The issues bubbling away all summer – Joe Kinnear’s unsuitability for the complex role handed to him over the summer, the apparent lack of transfer funds – will finally boil over now that interest in prize asset Yohan Cabaye has been firmed up.
With Arsenal pulling the trigger and firing the first shots in the bidding war for Newcastle’s prize asset, Kinnear will find no hiding place.
That is the top and bottom of yesterday’s depressingly predictable development.
Because if Cabaye goes and United are either unwilling or unable to bring in a replacement, it poses the biggest question mark yet after Kinnear’s questionable appointment.
Newcastle have known all summer that they were on shaky ground when it came to Cabaye. The club were very aware of the player’s desire to play Champions League football in the run-up to the World Cup, and while no explicit conversation took place between manager and midfielder, an understanding was reached early on in the summer.
That pact was basically that Cabaye had to maintain a professional attitude, get on with his work and represent Newcastle as best he could – and in return Newcastle would consider offers for the right price.
Basically, the same deal for every player in the Magpies squad in the Mike Ashley era. The inconsistency last night was that Arsenal’s price patently wasn’t right. Newcastle value him closer to the £20million mark, and until Arsenal come closer to United’s valuation there will be no deal.
But Cabaye was left out anyway, with Pardew clearly of the opinion that the player’s head wouldn’t be in the right place to play. For that, the player must take a lion’s share of the blame – especially as his agent was spinning furiously to journalists in France throughout the day.
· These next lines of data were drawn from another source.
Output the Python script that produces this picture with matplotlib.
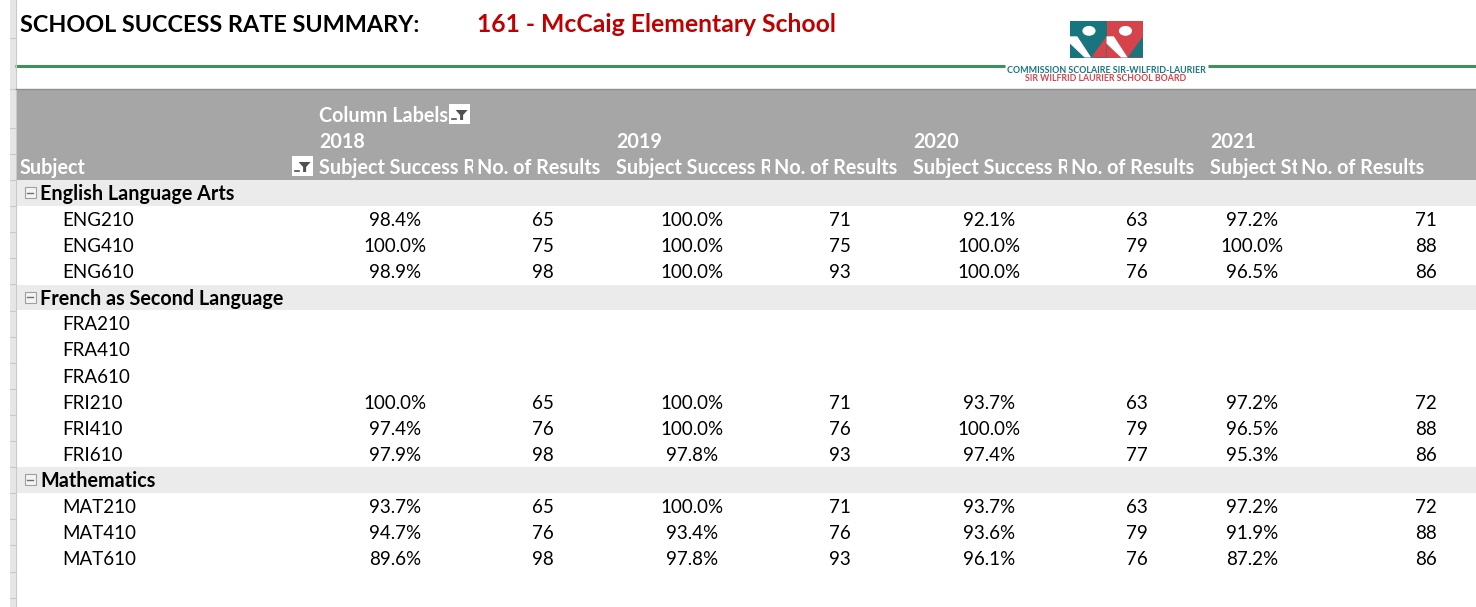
import matplotlib
matplotlib.use("Agg")
import matplotlib.pyplot as plt
from matplotlib.patches import Rectangle, Polygon, Ellipse

plt.rcParams['font.family'] = ['Lato', 'DejaVu Sans']

years = [2018, 2019, 2020, 2021]
school = "161 - McCaig Elementary School"
# the rate header is cut by the column width in the sheet
rate_headers = ["Subject Success R", "Subject Success R", "Subject Success R", "Subject St"]

eng_courses = ["ENG210", "ENG410", "ENG610"]
eng_rates = [[98.4, 100.0, 92.1, 97.2],
             [100.0, 100.0, 100.0, 100.0],
             [98.9, 100.0, 100.0, 96.5]]
eng_counts = [[65, 71, 63, 71],
              [75, 75, 79, 88],
              [98, 93, 76, 86]]

fr_courses = ["FRA210", "FRA410", "FRA610", "FRI210", "FRI410", "FRI610"]
fr_rates = [None, None, None,
            [100.0, 100.0, 93.7, 97.2],
            [97.4, 100.0, 100.0, 96.5],
            [97.9, 97.8, 97.4, 95.3]]
fr_counts = [None, None, None,
             [65, 71, 63, 72],
             [76, 76, 79, 88],
             [98, 93, 77, 86]]

mat_courses = ["MAT210", "MAT410", "MAT610"]
mat_rates = [[93.7, 100.0, 93.7, 97.2],
             [94.7, 93.4, 93.6, 91.9],
             [89.6, 97.8, 96.1, 87.2]]
mat_counts = [[65, 71, 63, 72],
              [76, 76, 79, 88],
              [98, 93, 76, 86]]

groups = [("English Language Arts", eng_courses, eng_rates, eng_counts),
          ("French as Second Language", fr_courses, fr_rates, fr_counts),
          ("Mathematics", mat_courses, mat_rates, mat_counts)]

# ---- layout (pixels) ----
W, H = 1476, 607
TEAL = "#16757d"
RED = "#d6434b"
HDR = "#a6a6a6"
BAND = "#ebebeb"
row0, pitch = 114.8, 26.1
year_x = [319, 616, 913, 1210]          # left edge of each year block
rate_end = [474, 771, 1068, 1298]       # right edge of the rate column
rate_cx = [395, 692, 989, 1252]
count_cx = [543, 840, 1137, 1426]
fs = 13.5     # body text
fsb = 14.2    # bold header / group text


def row_y(i):
    return row0 + pitch * i


def put(ax, x, y, s, size, **kw):
    # y is the middle of the capitals, like the reference rows
    return ax.text(x, y + 0.5 * 0.717 * size * 100 / 72, s, fontsize=size,
                   va="baseline", **kw)


def filter_icon(ax, x, y, w=21, h=20):
    ax.add_patch(Rectangle((x, y), w, h, facecolor="white", edgecolor="none"))
    cx = x + w * 0.6
    top = y + h * 0.3
    ax.add_patch(Polygon([(cx - 6, top), (cx + 6, top), (cx + 1.5, top + 5),
                          (cx + 1.5, top + 10), (cx - 1.5, top + 10), (cx - 1.5, top + 5)],
                         closed=True, facecolor="#505050", edgecolor="none"))
    ax.plot([x + 3, x + 7], [top + 9, top + 9], color="#505050", lw=1.2)


def logo_square(ax, x0, y0, s, bg, fg):
    ax.add_patch(Rectangle((x0, y0), s, s, facecolor=bg, edgecolor="none"))
    pts = lambda p: [(x0 + u * s, y0 + v * s) for u, v in p]
    ax.add_patch(Polygon(pts([(0.58, 1.0), (1.0, 0.42), (1.0, 1.0)]), facecolor=fg, edgecolor="none"))
    ax.add_patch(Polygon(pts([(0.0, 0.42), (0.2, 0.42), (0.58, 1.0), (0.4, 1.0), (0.0, 0.62)]),
                         facecolor="white", edgecolor="none"))
    ax.add_patch(Ellipse((x0 + 0.52 * s, y0 + 0.27 * s), 0.36 * s, 0.27 * s,
                         facecolor="white", edgecolor="none"))


fig = plt.figure(figsize=(W / 100, H / 100), dpi=100)
ax = fig.add_axes([0, 0, 1, 1])
ax.set_xlim(0, W)
ax.set_ylim(H, 0)
ax.axis("off")

# title line
put(ax, 20, 23.5, "SCHOOL SUCCESS RATE SUMMARY:", 16.8, fontweight="bold",
    color="black", ha="left")
put(ax, 477, 23.5, school, 17.8, fontweight="bold", color="#c00000", ha="left")

# green rule with the board logo
ax.plot([15, 1005], [66, 66], color="#3f8f5f", lw=2.2, solid_capstyle="butt")
ax.plot([1208, W], [66, 66], color="#3f8f5f", lw=2.2, solid_capstyle="butt")
logo_square(ax, 1070, 21, 36.5, TEAL, RED)
logo_square(ax, 1106.5, 21, 36.5, RED, TEAL)
put(ax, 1106, 69.5, "COMMISSION SCOLAIRE SIR-WILFRID-LAURIER", 6.4, fontweight="bold",
    color=TEAL, ha="center")
put(ax, 1106, 78, "SIR WILFRID LAURIER SCHOOL BOARD", 6.3, fontweight="bold",
    color=RED, ha="center")

# left sheet strip
ax.add_patch(Rectangle((9.5, 0), 6, H, facecolor="#e6e6e6", edgecolor="none"))
ax.plot([15.5, 15.5], [0, H], color="#c9c9c9", lw=0.8)
for yb in [38, 89] + [row_y(i) + 13 for i in range(0, 19)]:
    ax.plot([9.5, 15.5], [yb, yb], color="#c9c9c9", lw=0.8)

# header band
ax.add_patch(Rectangle((15.5, 89), W - 15.5, 90.5, facecolor=HDR, edgecolor="none"))
ax.plot([15.5, W], [89, 89], color="#8f8f8f", lw=1)

hkw = dict(fontweight="bold", color="white", ha="left")
put(ax, 319, row_y(0), "Column Labels", fsb, **hkw)
filter_icon(ax, 449, 104)
put(ax, 20, row_y(2), "Subject", fsb, **hkw)
filter_icon(ax, 292, 156)
for k, yr in enumerate(years):
    put(ax, year_x[k], row_y(1), str(yr), fsb, **hkw)
    t = put(ax, year_x[k], row_y(2), rate_headers[k], fsb, clip_on=True, **hkw)
    t.set_clip_path(Rectangle((year_x[k] - 3, 150), rate_end[k] - year_x[k] + 2, 30,
                              transform=ax.transData))
    put(ax, rate_end[k] + 3, row_y(2), "No. of Results", fsb, **hkw)

# body rows
i = 3
for name, courses, rates, counts in groups:
    yc = row_y(i)
    ax.add_patch(Rectangle((15.5, yc - 13), W - 15.5, 25.5, facecolor=BAND, edgecolor="none"))
    ax.add_patch(Rectangle((24.5, yc - 6), 11, 11, facecolor="#f4f4f4", edgecolor="#a0a0a0", lw=0.8))
    ax.plot([27, 33], [yc - 0.5, yc - 0.5], color="#707070", lw=1)
    put(ax, 40, yc, name, fsb, fontweight="bold", color="black", ha="left")
    i += 1
    for c, course in enumerate(courses):
        yc = row_y(i)
        put(ax, 62, yc, course, fs, color="black", ha="left")
        if rates[c] is not None:
            for k in range(len(years)):
                put(ax, rate_cx[k], yc, f"{rates[c][k]:.1f}%", fs, color="black", ha="center")
                put(ax, count_cx[k], yc, str(counts[c][k]), fs, color="black", ha="center")
        i += 1

fig.savefig("out.png", dpi=100)
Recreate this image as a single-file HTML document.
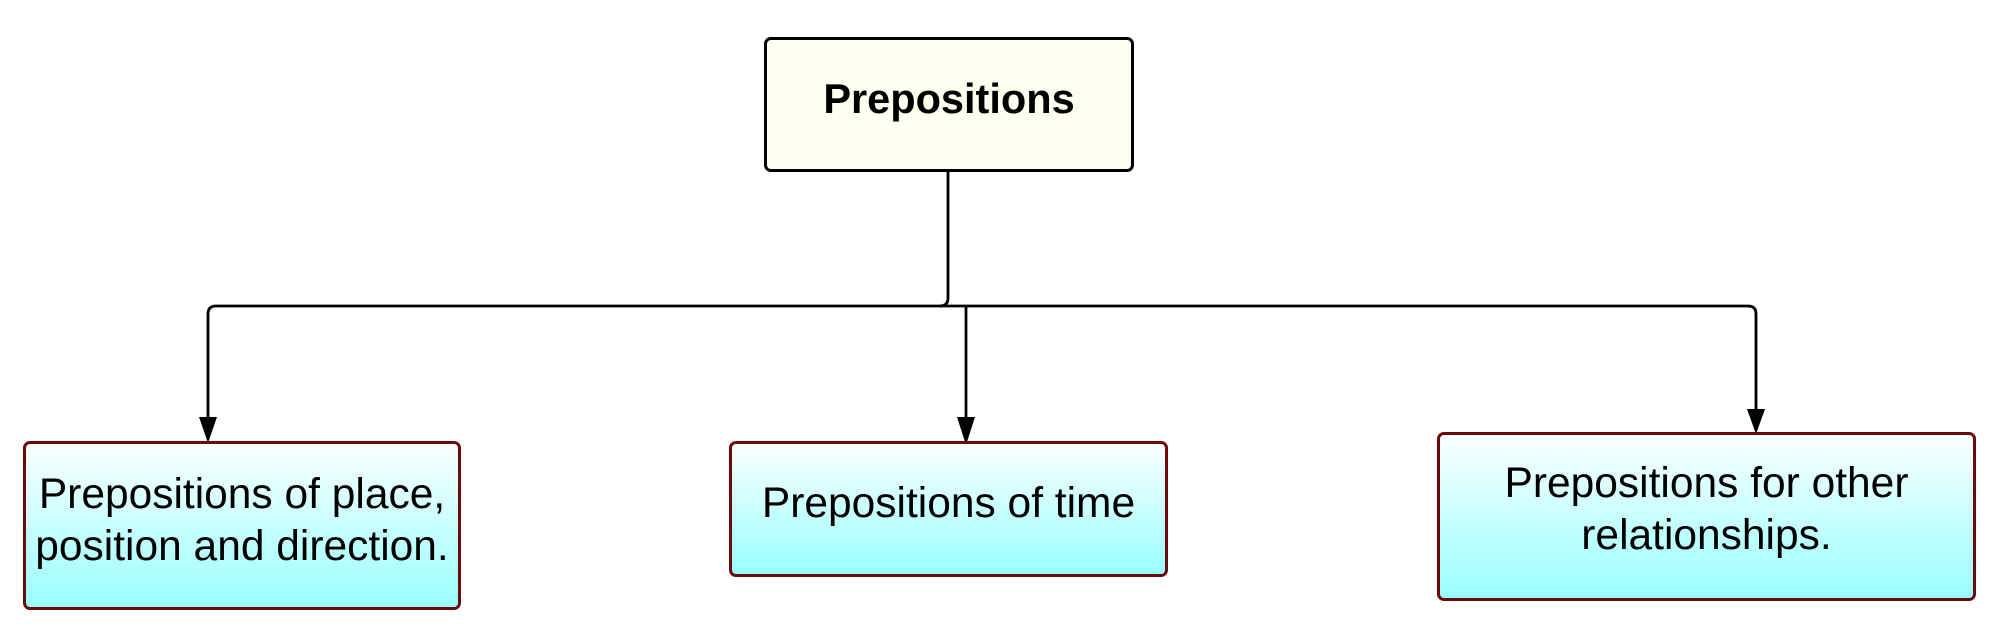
<!DOCTYPE html>
<html><head><meta charset="utf-8"><style>
body{margin:0;width:1999px;height:633px;background:#fff;overflow:hidden;font-family:"Liberation Sans",sans-serif;}
.b{position:absolute;box-sizing:border-box;display:flex;align-items:center;justify-content:center;text-align:center;border-radius:7px;}
.c{border:3px solid #6b0a0a;background:linear-gradient(#fbffff,#99ffff);font-size:42.5px;line-height:52px;color:#000;}
</style></head><body>
<svg width="1999" height="633" style="position:absolute;left:0;top:0">
<g fill="none" stroke="#000" stroke-width="2.8">
<path d="M948,171 V298 Q948,306 940,306 H216 Q208,306 208,314 V420"/>
<path d="M940,306 H1748 Q1756,306 1756,314 V413"/>
<path d="M966,306 V420"/>
</g>
<g fill="#000">
<path d="M199,417 L217,417 L208,443Z"/>
<path d="M957,417 L975,417 L966,445Z"/>
<path d="M1747,409 L1765,409 L1756,434Z"/>
</g>
</svg>
<div class="b" style="left:764px;top:37px;width:370px;height:135px;border:3px solid #000;background:#ffffef;font-weight:bold;font-size:41.5px;padding-bottom:12px">Prepositions</div>
<div class="c b" style="left:23px;top:441px;width:438px;height:169px;padding-bottom:10px">Prepositions of place,<br>position and direction.</div>
<div class="c b" style="left:729px;top:441px;width:439px;height:136px;padding-bottom:10px">Prepositions of time</div>
<div class="c b" style="left:1437px;top:432px;width:539px;height:169px;padding-bottom:14px">Prepositions for other<br>relationships.</div>
</body></html>
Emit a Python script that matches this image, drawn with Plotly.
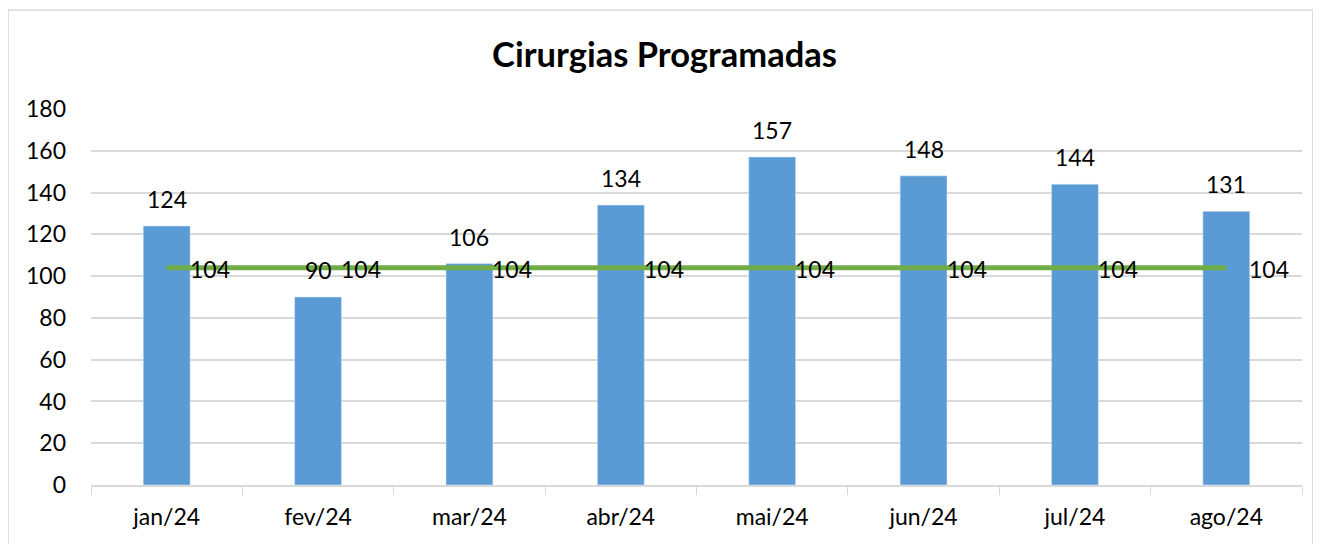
import plotly.graph_objects as go

categories = ["jan/24", "fev/24", "mar/24", "abr/24", "mai/24", "jun/24", "jul/24", "ago/24"]
cirurgias = [124, 90, 106, 134, 157, 148, 144, 131]
meta = [104, 104, 104, 104, 104, 104, 104, 104]

FONT = "Lato, Open Sans, sans-serif"
BLUE = "#5B9BD5"
GREEN = "#70AD47"
GRID = "#D9D9D9"
FS = 23

fig = go.Figure()
fig.add_trace(go.Bar(x=categories, y=cirurgias, marker_color=BLUE, width=0.31,
                     showlegend=False, hoverinfo="x+y"))
fig.add_trace(go.Scatter(x=categories, y=meta, mode="lines",
                         line=dict(color=GREEN, width=5), showlegend=False))

annotations = []
for c, v in zip(categories, cirurgias):
    annotations.append(dict(x=c, y=v, text=str(v), showarrow=False, xanchor="center",
                            yanchor="bottom", yshift=11, font=dict(size=FS, color="#000", family=FONT)))
for c, v in zip(categories, meta):
    annotations.append(dict(x=c, y=v, text=str(v), showarrow=False, xanchor="left",
                            yanchor="middle", xshift=21, yshift=-1, font=dict(size=FS, color="#000", family=FONT)))

fig.update_layout(
    width=1313, height=536,
    margin=dict(l=83, r=19, t=101, b=59),
    paper_bgcolor="white", plot_bgcolor="white",
    title=dict(text="<b>Cirurgias Programadas</b>", x=0.5, xanchor="center", y=0.912, yanchor="middle",
               font=dict(size=34.5, color="#000", family=FONT)),
    annotations=annotations,
    bargap=0.69,
    xaxis=dict(showline=True, linecolor=GRID, linewidth=1.5, ticks="outside", tickson="boundaries",
               ticklen=8, tickcolor=GRID, tickfont=dict(size=FS, color="#000", family=FONT),
               showgrid=False, ticklabelstandoff=11),
    yaxis=dict(range=[0, 180], dtick=20, showgrid=True, gridcolor=GRID, gridwidth=1.5,
               zeroline=False, tickfont=dict(size=FS, color="#000", family=FONT), ticks="",
               ticklabelstandoff=24),
    shapes=[dict(type="rect", xref="paper", yref="paper", x0=-0.0685, x1=1.009, y0=-0.25, y1=1.263,
                 line=dict(color=GRID, width=1.5), layer="below")],
)

fig.write_html("out.html")
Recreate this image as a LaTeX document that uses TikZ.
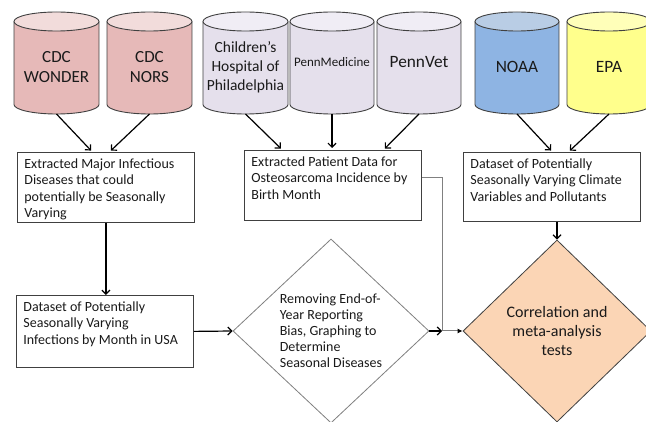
\documentclass[tikz,border=0pt]{standalone}
\usepackage{fontspec}
\setmainfont{Carlito}
\usetikzlibrary{arrows.meta,shapes.geometric,calc}

\definecolor{pinkbody}{RGB}{230,185,184}
\definecolor{pinktop}{RGB}{242,220,219}
\definecolor{purbody}{RGB}{229,224,236}
\definecolor{purtop}{RGB}{240,237,245}
\definecolor{bluebody}{RGB}{142,180,227}
\definecolor{bluetop}{RGB}{185,205,229}
\definecolor{yelbody}{RGB}{255,255,140}
\definecolor{yeltop}{RGB}{255,255,185}
\definecolor{peach}{RGB}{251,213,181}
\definecolor{edgec}{RGB}{64,64,64}
\definecolor{txt}{RGB}{26,26,26}
\definecolor{grayc}{RGB}{128,128,128}

% #1 name, #2 left, #3 right, #4 top, #5 bottom, #6 body colour, #7 top colour
\newcommand\cylshape[7]{%
  \pgfmathsetmacro\cylcx{(#2+#3)/2}%
  \pgfmathsetmacro\cylrx{(#3-#2)/2}%
  \fill[#6] (#2,#4+9.5) rectangle (#3,#5-9.5);
  \fill[#6] (\cylcx,#5-9.5) ellipse[x radius=\cylrx, y radius=9.5];
  \draw[cylline] (#2,#4+9.5) -- (#2,#5-9.5)
     arc[start angle=180, end angle=0, x radius=\cylrx, y radius=9.5] -- (#3,#4+9.5);
  \filldraw[cylline, fill=#7] (\cylcx,#4+9.5) ellipse[x radius=\cylrx, y radius=9.5];
  \node[cylnode, minimum width=#3-#2, minimum height=#5-#4] (#1) at (\cylcx,{(#4+#5)/2}) {};
}
\newcommand\boxtext[2]{\parbox[c][#1pt][t]{163pt}{\fontsize{14}{16.5}\selectfont\raggedright #2}}

\begin{document}
\begin{tikzpicture}[x=1pt,y=-1pt,
  cylline/.style={draw=edgec, line width=0.9pt},
  cylnode/.style={rectangle, inner sep=0pt, outer sep=0pt},
  cyltext/.style={text=txt, align=center, inner sep=0pt},
  procbox/.style={draw=edgec, line width=0.8pt, fill=white, anchor=north west,
                  inner xsep=7pt, inner ysep=6pt, text=txt},
  arr/.style={black, line width=1.2pt, -{Straight Barb[length=4pt,width=8pt]}},
  grayline/.style={draw=grayc, line width=1pt},
  diam/.style={diamond, inner sep=0pt, text=txt}]

\useasboundingbox (0,0) rectangle (646,422);
\fill[white] (0,0) rectangle (646,422);

% cylinders
\cylshape{wonder}{14}{99}{12}{114}{pinkbody}{pinktop}
\cylshape{nors}{107}{192}{12}{114}{pinkbody}{pinktop}
\cylshape{chop}{203}{288}{12}{114}{purbody}{purtop}
\cylshape{pmed}{290}{374}{12}{114}{purbody}{purtop}
\cylshape{pvet}{377}{461}{12}{114}{purbody}{purtop}
\cylshape{noaa}{475}{559}{12}{114}{bluebody}{bluetop}
\cylshape{epa}{567}{651}{12}{114}{yelbody}{yeltop}

\node[cyltext, font=\fontsize{17}{20}\selectfont] (wonder-t) at (56.5,67) {CDC\\WONDER};
\node[cyltext, font=\fontsize{17}{20}\selectfont] (nors-t) at (149.5,67) {CDC\\NORS};
\node[cyltext, font=\fontsize{15.5}{19}\selectfont] (chop-t) at (245.5,67) {Children’s\\Hospital of\\Philadelphia};
\node[cyltext, font=\fontsize{13}{15}\selectfont] (pmed-t) at (332,62) {PennMedicine};
\node[cyltext, font=\fontsize{17.3}{20}\selectfont] (pvet-t) at (419,62) {PennVet};
\node[cyltext, font=\fontsize{17.3}{20}\selectfont] (noaa-t) at (517,67) {NOAA};
\node[cyltext, font=\fontsize{17.3}{20}\selectfont] (epa-t) at (609,67) {EPA};

% boxes
\node[procbox] (b1) at (17,152) {\boxtext{58}{Extracted Major Infectious\\Diseases that could\\potentially be Seasonally\\Varying}};
\node[procbox] (b2) at (244,150) {\boxtext{58}{Extracted Patient Data for\\Osteosarcoma Incidence by\\Birth Month}};
\node[procbox] (b3) at (463,152) {\boxtext{57}{Dataset of Potentially\\Seasonally Varying Climate\\Variables and Pollutants}};
\node[procbox] (b4) at (16,295) {\boxtext{60}{Dataset of Potentially\\Seasonally Varying\\Infections by Month in USA}};

% diamonds
\node[diam, draw=grayc, line width=0.8pt, minimum width=196pt, minimum height=184pt,
      align=left, font=\fontsize{14}{16}\selectfont] (d1) at (331,331)
      {Removing End-of-\\Year Reporting\\Bias, Graphing to\\Determine\\Seasonal Diseases};
\node[diam, draw=edgec, line width=0.8pt, fill=peach, minimum width=188pt, minimum height=182pt,
      align=center, font=\fontsize{16}{19}\selectfont] (d2) at (557,331)
      {Correlation and\\meta-analysis\\tests};

\coordinate (j) at (442,331);

% connectors from sources
\draw[arr, shorten >=2pt] (wonder.south) -- ($(b1.north)+(-13.5,0)$);
\draw[arr, shorten >=2pt] (nors.south) -- ($(b1.north)+(3.5,0)$);
\draw[arr, shorten >=2pt] (chop.south) -- ($(b2.north)+(-50.5,0)$);
\draw[arr, shorten >=2pt] (pmed.south) -- (pmed.south |- b2.north);
\draw[arr, shorten >=2pt] (pvet.south) -- ($(b2.north)+(50.5,0)$);
\draw[arr, shorten >=2pt] (noaa.south) -- ($(b3.north)+(0.5,0)$);
\draw[arr, shorten >=2pt] (epa.south) -- ($(b3.north)+(16.5,0)$);

% flow
\draw[arr] (b1.south) -- (b1.south |- b4.north);
\draw[arr] (b4.east) -- (d1.west);
\draw[arr] (d2.north |- b3.south) -- (d2.north);
\draw[grayline, -{Latex[length=5pt,width=5pt,color=black]}] ($(b2.east)+(0,-8)$) -| (j) -- (d2.west);
\draw[arr] (d1.east) -- (j);
\end{tikzpicture}
\end{document}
Newcastle’s reaction was predictably furious – and with justification. The timing of Arsenal’s bid was very poor, and Arsene Wenger’s desperation to broker a deal has seen him forget that famous Gunners class that the club like to ram down our throats.
United find themselves boxed into a corner, but unlike coming up with a coherent strategy for his football club, dealing with bids for Newcastle’s existing players is something Mike Ashley is actually quite good at. They won’t sell unless Arsenal come closer to United’s valuation.
As for everything else, there is less certainty. Newcastle’s summer has been pitiful; Ashley’s calls have been terrible and the club don’t appear to have any discernible direction anymore. The fact that Kinnear is now the most powerful person at St James’ Park barring Ashley himself is risible – and the director of football’s inability to secure the recruits the club patently needs is desperate.
We are now staring down the barrel at a summer where Newcastle – who stayed up by the skin of their teeth last season – might actually end this transfer window significantly weaker than they were when it started. That is breathtaking.
If Cabaye goes, United will have funds but they will need a creative midfielder and a striker – the two most difficult positions on the field to bring in players.
Nothing we have seen so far suggests Kinnear – at least if he is unaided by the many good people at the club who whose influence was diluted by his appointment – will find it easy.
Kinnear and Ashley have created this mess. They have 14 days to rectify it.